GREENE: So much broader - we're not actually talking specifically about these next few World Cups. This investigation is not necessarily dealing with that.

APUZZO: Yeah, the Justice Department's investigation is not, but now we're getting word that the Swiss have an investigation. They've opened their own investigation into the selection of host sites for the World Cup in 2018 and 2022. So now it looks like even more potential trouble for FISA and that those potentially corrupt deals may also end up causing problems for the organization.

GREENE: So this really has scoped this whole investigation. Why is the U.S. so involved? I mean, soccer is the world's most popular sport, not all that popular in the United States, though people are trying to change that. But why are U.S. authorities really involved, too?

APUZZO: It may not be the most popular sport in the United States, but it's a lot of money. And when you've got a lot of money moving through secretive organizations, I think there's obviously potential for corruption. And when these organizations use American banks and Americans sort of financial networks to do illicit acts, the Justice Department gets jurisdiction. And, you know, FIFA has been beset by allegations of corruptions for years and nothing has really happened with it. And so I think what you're seeing is the United States's Justice Department kind of stepping in and filling that void.

GREENE: And we should say there's a new sheriff in town in the United States. Loretta Lynch is the new attorney general. Could this be her trying to, you now, make some headlines and kind of show that she's serious about things like this?

APUZZO: Well, she's definitely serious about it. One of the interesting things here is that Loretta Lynch is, you know, she's the new attorney general. She's been on the job here in Washington for about a month, but her prior job, she was the United States attorney in Brooklyn, which is where this investigation was based. So she has been running this investigation in her last job, and now she's seeing it over the goal line.

GREENE: Well - and, Matt, just thinking about FIFA and the future of this organization as it goes forward - I mean, Sepp Blatter leads the organization. He has not been arrested or charged here as far as we know. He's actually up for re-election for his role. I mean, is all this going to affect his fate?

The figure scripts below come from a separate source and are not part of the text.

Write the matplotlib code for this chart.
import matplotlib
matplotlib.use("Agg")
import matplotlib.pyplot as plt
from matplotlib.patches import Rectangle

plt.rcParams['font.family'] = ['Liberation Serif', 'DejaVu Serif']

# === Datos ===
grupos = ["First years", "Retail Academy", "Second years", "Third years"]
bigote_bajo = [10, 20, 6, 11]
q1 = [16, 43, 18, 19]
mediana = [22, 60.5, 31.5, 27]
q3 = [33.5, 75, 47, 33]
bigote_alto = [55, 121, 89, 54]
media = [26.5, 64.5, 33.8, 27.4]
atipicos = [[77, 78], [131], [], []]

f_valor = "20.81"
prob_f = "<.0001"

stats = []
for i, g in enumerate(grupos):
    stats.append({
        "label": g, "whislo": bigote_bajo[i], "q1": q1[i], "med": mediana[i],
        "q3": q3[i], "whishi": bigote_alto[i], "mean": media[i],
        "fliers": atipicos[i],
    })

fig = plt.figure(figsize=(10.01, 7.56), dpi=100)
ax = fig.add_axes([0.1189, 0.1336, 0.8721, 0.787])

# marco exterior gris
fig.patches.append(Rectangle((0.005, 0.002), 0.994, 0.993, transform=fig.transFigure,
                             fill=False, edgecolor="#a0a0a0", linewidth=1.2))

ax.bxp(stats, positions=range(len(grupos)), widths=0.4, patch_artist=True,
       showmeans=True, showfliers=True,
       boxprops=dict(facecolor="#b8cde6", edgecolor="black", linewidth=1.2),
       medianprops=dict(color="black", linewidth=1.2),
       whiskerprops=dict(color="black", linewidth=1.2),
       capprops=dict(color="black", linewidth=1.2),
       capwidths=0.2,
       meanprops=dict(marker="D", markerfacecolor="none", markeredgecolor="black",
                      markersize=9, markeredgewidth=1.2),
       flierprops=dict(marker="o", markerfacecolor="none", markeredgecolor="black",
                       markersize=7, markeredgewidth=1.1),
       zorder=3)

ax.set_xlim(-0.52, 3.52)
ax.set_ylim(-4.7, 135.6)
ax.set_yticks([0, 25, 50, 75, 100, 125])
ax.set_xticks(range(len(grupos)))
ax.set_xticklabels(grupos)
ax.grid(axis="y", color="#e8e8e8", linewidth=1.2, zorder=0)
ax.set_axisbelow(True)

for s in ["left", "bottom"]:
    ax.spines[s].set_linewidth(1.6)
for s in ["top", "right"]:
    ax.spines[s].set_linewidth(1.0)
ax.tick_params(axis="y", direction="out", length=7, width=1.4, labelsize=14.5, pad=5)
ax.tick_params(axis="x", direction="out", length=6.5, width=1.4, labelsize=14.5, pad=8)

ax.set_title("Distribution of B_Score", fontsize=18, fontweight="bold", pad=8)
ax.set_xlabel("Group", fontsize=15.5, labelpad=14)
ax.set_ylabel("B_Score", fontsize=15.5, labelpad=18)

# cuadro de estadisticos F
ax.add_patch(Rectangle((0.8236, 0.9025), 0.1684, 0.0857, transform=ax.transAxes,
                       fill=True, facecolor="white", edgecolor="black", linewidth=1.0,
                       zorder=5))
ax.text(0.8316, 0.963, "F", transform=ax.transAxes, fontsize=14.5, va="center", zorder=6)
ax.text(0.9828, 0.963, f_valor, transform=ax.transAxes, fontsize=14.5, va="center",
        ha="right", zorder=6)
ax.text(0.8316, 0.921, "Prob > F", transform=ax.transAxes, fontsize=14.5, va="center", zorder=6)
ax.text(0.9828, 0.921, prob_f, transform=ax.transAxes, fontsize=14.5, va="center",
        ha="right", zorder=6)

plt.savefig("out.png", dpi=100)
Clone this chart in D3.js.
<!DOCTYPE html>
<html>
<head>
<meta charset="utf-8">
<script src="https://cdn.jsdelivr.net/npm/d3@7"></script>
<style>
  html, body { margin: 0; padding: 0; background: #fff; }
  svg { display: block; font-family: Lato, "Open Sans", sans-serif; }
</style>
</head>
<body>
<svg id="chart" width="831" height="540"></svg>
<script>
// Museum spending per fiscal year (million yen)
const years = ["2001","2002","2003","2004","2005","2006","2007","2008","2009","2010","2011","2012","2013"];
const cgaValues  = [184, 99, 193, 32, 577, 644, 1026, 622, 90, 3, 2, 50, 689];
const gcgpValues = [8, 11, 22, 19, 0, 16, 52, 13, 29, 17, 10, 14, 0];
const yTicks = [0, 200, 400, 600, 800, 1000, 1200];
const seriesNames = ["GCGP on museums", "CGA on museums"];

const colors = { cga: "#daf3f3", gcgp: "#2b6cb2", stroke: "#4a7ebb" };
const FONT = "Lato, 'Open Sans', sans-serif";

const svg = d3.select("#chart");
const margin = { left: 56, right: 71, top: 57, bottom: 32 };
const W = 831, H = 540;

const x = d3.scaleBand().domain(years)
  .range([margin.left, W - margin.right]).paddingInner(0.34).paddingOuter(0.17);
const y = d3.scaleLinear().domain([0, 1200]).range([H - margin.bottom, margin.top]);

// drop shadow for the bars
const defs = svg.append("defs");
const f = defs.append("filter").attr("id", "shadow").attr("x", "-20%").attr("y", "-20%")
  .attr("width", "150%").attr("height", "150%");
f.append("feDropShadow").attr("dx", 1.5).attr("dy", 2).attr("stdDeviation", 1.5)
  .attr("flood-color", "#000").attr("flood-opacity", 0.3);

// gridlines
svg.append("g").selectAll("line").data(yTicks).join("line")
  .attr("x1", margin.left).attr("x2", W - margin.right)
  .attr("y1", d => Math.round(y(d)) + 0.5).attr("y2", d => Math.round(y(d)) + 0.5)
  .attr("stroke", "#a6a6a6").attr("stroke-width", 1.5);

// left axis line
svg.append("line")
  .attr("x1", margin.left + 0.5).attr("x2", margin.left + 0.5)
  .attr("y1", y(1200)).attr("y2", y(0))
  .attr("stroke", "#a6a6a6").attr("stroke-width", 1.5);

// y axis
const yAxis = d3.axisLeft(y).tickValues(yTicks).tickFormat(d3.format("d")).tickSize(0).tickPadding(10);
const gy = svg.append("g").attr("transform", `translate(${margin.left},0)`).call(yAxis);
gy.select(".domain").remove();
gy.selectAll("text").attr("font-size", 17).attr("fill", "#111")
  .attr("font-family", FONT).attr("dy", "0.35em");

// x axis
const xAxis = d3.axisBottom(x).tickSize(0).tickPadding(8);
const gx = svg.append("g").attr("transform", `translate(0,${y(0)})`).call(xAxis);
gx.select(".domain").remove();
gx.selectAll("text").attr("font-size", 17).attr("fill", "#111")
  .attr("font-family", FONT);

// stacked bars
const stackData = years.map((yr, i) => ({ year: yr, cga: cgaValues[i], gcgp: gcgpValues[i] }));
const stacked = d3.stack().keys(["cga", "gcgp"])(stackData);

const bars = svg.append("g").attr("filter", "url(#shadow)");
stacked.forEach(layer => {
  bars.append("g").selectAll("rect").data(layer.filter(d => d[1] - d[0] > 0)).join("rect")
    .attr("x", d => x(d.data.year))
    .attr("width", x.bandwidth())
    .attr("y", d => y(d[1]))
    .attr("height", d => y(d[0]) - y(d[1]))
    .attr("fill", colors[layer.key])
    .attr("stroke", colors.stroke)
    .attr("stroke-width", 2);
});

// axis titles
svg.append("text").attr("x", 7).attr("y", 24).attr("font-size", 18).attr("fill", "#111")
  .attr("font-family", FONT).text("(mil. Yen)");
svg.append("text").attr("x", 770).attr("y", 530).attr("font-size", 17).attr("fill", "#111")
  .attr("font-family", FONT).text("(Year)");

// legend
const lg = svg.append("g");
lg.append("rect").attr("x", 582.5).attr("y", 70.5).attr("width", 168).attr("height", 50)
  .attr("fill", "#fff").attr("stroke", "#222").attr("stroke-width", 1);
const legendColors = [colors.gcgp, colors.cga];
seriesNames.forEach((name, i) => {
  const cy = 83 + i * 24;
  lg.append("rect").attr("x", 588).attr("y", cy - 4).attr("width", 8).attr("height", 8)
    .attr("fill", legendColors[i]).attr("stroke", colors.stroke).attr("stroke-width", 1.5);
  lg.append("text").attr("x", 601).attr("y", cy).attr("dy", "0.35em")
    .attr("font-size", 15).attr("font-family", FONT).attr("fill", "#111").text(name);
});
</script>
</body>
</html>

APUZZO: So Sepp Blatter is the most powerful man in sports, and he is - he is somebody who has a lot of experience weathering corruption scandals. So he hasn't been charged, and we don't know what his fate will be. But we do know that this is certainly the biggest threat to his authority during his tenure. I mean, two of his vice presidents are now charged and the Justice Department is calling basically the entire operation corrupt. So it'll be interesting to see what happens as Blatter faces re-election and what the future holds for him because, you know, we're told the investigation is ongoing.

GREENE: And I guess all of this - just such a stark reminder that, you know, all the fun and sort of good feelings and patriotism and the highs and the lows of watching sports and watching soccer. I mean, in the end, this is a business and a huge business with a whole lot of money.

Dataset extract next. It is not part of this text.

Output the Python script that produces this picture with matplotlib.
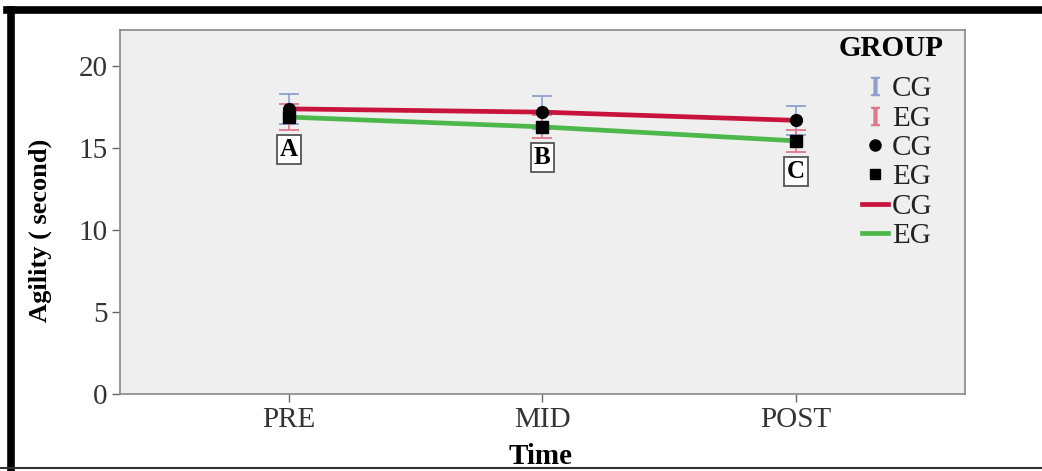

APUZZO: Oh, absolutely. I mean, FIFA has, you know, more than a billion dollars in cash reserves alone. They're bringing in, you know, multiple billion dollars a year in revenue. And if you want to be a part of that, if you're a company, if you're an investor, and you want to be a part of that, you want a piece of that, you have to deal with Sepp Blatter and the FIFA executive committee and that's where the Justice Department says the heart of the problem remains.

GREENE: Matt, thanks a lot for coming in.

APUZZO: Any time.

GREENE: That's Matt Apuzzo from The New York Times. He was part of a reporting team that broke the news of arrests of some top officials in FIFA. That's the large international governing body of soccer.